How should $k_{j+1}$ be chosen to minimize the duplicate checks? One way we could do this is by keeping track of the visited entries and stop the current iteration $k_j$ when we find an entry that has already been visited and advance the iteration to the next $k_{j+1}$.

The question now becomes, what is the worst case space requirement for storing the visited entries until a factor is found?


There is $p, 2p, 3p, \cdots, (q-1)p$ that are multiples of $p$ and similarly $q, 2q, 3q, \cdots, (p-1)q$ that are distinct multiples of $q$. So, a total of $p+q-2$ possibilities for $x$ where we will get a non-trivial $\gcd(x, n)$. So, the algorithm eventually terminates.

Scatter plot of N vs. n, visited

This scatter-plot shows $N$ vs. $n$, the number of iterations taken to find the factor and $visited$ which is the number of duplicate entries that we track for each $N$ before a factor is found. There is a close correlation between the two.

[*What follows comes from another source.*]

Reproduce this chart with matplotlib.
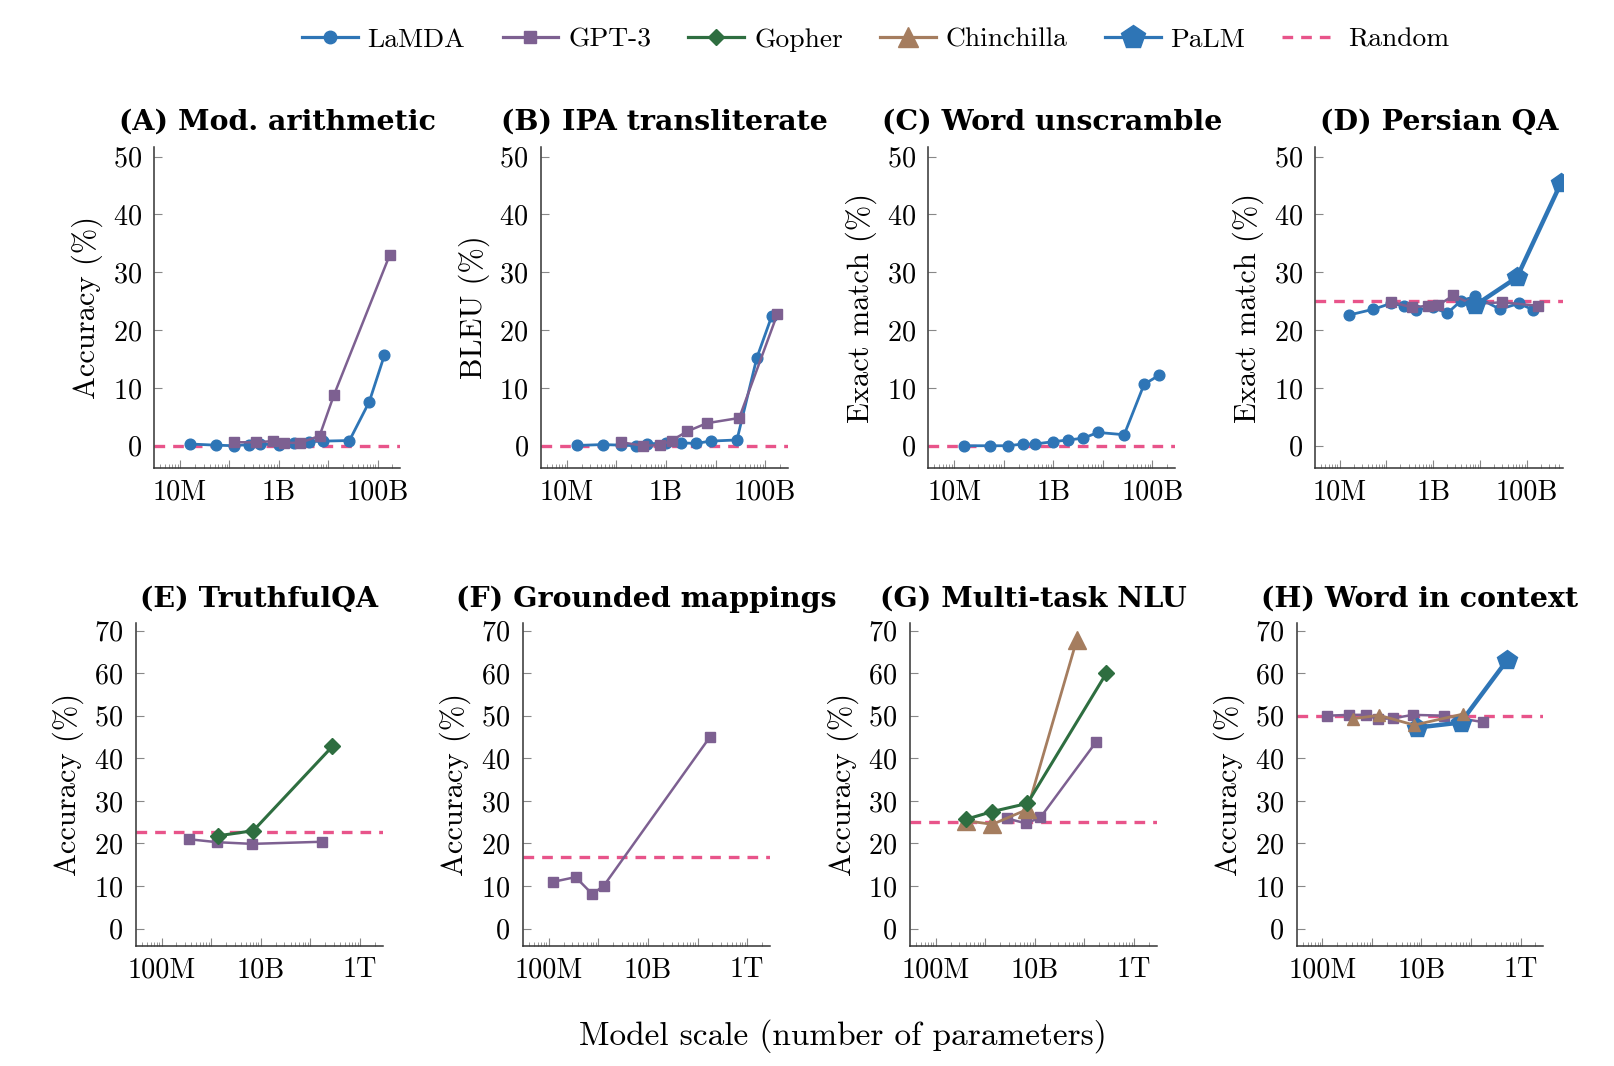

The strategy used for generating $k_{j+1}$: We use the recurrence

$$k_{j+1} = k_j + d^2 \text{ where $d = \lceil \log_2 N \rceil$}$$

This seems better than other options that I tried that include

  • successive values of $k$ i.e., $k_{j+1} = k_{j} + 1$ and
  • $k_{j+1} = k_j + d$
  • $k_{j+1} = k_j + d^2 \text{ where $d = \lfloor \sqrt N \rfloor$}$

The test data is $625$ semiprimes that are products of the $25$ primes greater than $1000$ (it includes squares too that are technically not semiprimes).

Algorithmically, this does no better than trial division i.e., $O(\sqrt N)$.

The key to optimizing this search seems to be the sequence generation for $k_{j+1}$. Any ideas for this?

Optimizations:

  • One optimization we could do is after completing an iteration $k_j$, instead of jumping to the next $k_{j+1}$ we can walk the unexplored sequence in reverse order. For eg: $0, 1, 2, \cdots, 2^k, \cdots, \delta, \delta+1, \cdots, n$ be the sequence and $\delta$ be the smallest unexplored value. We can then start with $\delta$ and do jumps to $2^i \delta$ until we reach past $n$ to $n+k_{j+1}$ and then we repeat the process. This way we can discard all values less than $\delta$ in each pass and never go below $\delta$.